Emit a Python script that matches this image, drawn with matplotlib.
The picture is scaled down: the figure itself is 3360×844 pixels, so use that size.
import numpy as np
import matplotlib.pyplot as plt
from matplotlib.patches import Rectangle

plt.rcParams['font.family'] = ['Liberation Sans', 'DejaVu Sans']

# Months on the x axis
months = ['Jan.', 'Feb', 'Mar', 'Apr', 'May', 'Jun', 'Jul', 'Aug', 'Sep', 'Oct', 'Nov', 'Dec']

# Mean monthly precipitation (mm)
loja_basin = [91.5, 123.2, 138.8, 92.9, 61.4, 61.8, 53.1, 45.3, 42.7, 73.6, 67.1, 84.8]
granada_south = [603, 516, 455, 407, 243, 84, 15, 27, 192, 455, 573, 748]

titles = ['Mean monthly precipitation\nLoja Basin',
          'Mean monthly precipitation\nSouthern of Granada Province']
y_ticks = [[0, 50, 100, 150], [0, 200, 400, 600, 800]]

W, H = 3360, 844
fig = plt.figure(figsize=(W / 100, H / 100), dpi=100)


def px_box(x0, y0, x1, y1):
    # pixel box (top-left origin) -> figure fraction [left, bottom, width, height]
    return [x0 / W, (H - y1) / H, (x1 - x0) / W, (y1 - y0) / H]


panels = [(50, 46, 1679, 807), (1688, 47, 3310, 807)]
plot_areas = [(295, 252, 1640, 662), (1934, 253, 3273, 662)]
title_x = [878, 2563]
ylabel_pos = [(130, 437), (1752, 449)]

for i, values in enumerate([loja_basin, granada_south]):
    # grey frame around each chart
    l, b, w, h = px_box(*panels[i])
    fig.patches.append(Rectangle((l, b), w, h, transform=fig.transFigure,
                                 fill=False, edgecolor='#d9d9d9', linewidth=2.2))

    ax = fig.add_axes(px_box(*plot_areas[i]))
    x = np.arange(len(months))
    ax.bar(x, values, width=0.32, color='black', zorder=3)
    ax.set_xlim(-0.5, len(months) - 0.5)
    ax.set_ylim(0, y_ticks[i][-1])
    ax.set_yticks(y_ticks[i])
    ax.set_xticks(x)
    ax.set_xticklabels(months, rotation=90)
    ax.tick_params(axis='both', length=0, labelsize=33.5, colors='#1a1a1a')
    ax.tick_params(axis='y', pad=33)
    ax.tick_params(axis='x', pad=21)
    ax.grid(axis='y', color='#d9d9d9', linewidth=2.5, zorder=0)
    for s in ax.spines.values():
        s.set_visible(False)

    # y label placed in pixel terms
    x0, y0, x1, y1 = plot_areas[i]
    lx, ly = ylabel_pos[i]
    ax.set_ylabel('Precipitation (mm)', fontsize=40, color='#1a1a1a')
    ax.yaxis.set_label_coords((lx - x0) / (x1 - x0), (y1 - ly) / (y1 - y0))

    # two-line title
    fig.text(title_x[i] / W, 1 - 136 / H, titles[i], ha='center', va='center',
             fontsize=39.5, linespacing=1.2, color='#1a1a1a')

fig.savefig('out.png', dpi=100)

» Written problem: Reproduce exactly the lines from the one containing "The picture is" through the one containing "fill=False, edgecolor='#d9d9d9', linewidth=2.2))", inclusive, and nothing else.

» Correct response:
The picture is scaled down: the figure itself is 3360×844 pixels, so use that size.
import numpy as np
import matplotlib.pyplot as plt
from matplotlib.patches import Rectangle

plt.rcParams['font.family'] = ['Liberation Sans', 'DejaVu Sans']

# Months on the x axis
months = ['Jan.', 'Feb', 'Mar', 'Apr', 'May', 'Jun', 'Jul', 'Aug', 'Sep', 'Oct', 'Nov', 'Dec']

# Mean monthly precipitation (mm)
loja_basin = [91.5, 123.2, 138.8, 92.9, 61.4, 61.8, 53.1, 45.3, 42.7, 73.6, 67.1, 84.8]
granada_south = [603, 516, 455, 407, 243, 84, 15, 27, 192, 455, 573, 748]

titles = ['Mean monthly precipitation\nLoja Basin',
          'Mean monthly precipitation\nSouthern of Granada Province']
y_ticks = [[0, 50, 100, 150], [0, 200, 400, 600, 800]]

W, H = 3360, 844
fig = plt.figure(figsize=(W / 100, H / 100), dpi=100)


def px_box(x0, y0, x1, y1):
    # pixel box (top-left origin) -> figure fraction [left, bottom, width, height]
    return [x0 / W, (H - y1) / H, (x1 - x0) / W, (y1 - y0) / H]


panels = [(50, 46, 1679, 807), (1688, 47, 3310, 807)]
plot_areas = [(295, 252, 1640, 662), (1934, 253, 3273, 662)]
title_x = [878, 2563]
ylabel_pos = [(130, 437), (1752, 449)]

for i, values in enumerate([loja_basin, granada_south]):
    # grey frame around each chart
    l, b, w, h = px_box(*panels[i])
    fig.patches.append(Rectangle((l, b), w, h, transform=fig.transFigure,
                                 fill=False, edgecolor='#d9d9d9', linewidth=2.2))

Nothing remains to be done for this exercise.